• EXERCISE REQUIREMENTS: Find each line containing the string "this" and return it.
[BEGIN RECORDS PROVIDED]
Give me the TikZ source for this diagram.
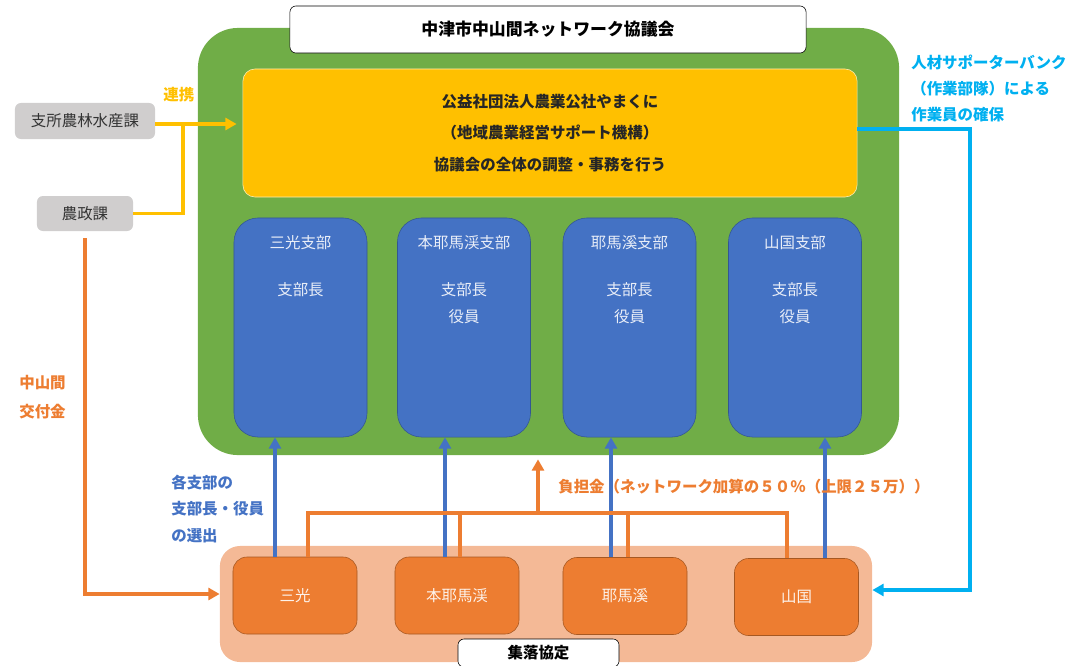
[END RECORDS PROVIDED]
[BEGIN RECORDS PROVIDED]
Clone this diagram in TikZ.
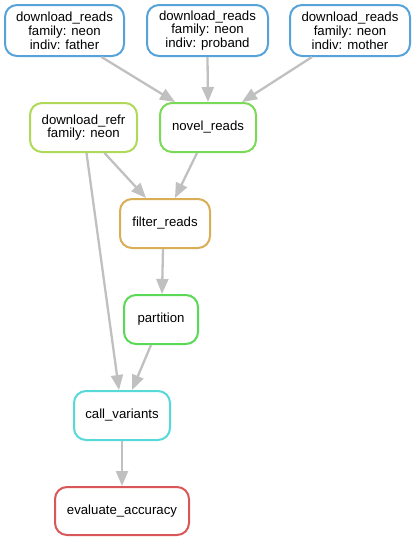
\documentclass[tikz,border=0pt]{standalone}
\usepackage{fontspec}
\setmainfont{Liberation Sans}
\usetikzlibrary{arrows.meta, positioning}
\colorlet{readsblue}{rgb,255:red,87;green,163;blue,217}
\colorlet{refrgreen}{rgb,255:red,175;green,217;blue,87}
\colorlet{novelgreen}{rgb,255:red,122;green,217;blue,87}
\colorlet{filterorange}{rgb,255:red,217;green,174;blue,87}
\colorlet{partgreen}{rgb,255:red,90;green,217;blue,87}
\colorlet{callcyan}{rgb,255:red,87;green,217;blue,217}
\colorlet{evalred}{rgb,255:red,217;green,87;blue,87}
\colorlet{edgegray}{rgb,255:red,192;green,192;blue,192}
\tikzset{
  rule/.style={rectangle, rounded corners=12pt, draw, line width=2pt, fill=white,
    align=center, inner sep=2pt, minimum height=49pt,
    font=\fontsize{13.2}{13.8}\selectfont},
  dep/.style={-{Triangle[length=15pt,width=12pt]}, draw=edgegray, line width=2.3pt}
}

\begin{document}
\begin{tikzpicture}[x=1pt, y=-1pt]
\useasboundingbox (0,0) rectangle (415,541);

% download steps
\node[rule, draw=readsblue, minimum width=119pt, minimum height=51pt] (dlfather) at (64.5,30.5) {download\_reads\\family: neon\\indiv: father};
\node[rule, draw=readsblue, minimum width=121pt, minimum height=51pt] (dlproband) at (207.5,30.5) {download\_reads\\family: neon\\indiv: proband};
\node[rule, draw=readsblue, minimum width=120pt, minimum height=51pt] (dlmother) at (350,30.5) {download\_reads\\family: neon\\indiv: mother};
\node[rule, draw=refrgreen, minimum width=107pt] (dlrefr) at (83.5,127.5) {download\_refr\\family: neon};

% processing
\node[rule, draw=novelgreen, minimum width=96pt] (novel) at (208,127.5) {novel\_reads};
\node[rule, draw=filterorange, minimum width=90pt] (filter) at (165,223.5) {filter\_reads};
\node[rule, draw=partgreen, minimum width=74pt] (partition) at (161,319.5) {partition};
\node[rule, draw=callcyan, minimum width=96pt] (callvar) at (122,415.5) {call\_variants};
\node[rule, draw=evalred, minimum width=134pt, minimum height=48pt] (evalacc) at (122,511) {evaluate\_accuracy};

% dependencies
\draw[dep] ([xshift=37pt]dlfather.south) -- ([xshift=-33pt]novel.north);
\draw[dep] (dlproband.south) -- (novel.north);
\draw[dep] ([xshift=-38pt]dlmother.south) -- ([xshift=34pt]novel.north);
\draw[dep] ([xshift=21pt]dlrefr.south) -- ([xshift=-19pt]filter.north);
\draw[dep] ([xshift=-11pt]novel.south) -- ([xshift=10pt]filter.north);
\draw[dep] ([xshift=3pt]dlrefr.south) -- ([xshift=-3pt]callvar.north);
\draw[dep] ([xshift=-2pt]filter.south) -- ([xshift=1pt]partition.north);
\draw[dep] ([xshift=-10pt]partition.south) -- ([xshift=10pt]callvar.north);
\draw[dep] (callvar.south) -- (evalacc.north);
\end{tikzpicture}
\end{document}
[END RECORDS PROVIDED]
• TASK OUTPUT:
Give me the TikZ source for this diagram.
Clone this diagram in TikZ.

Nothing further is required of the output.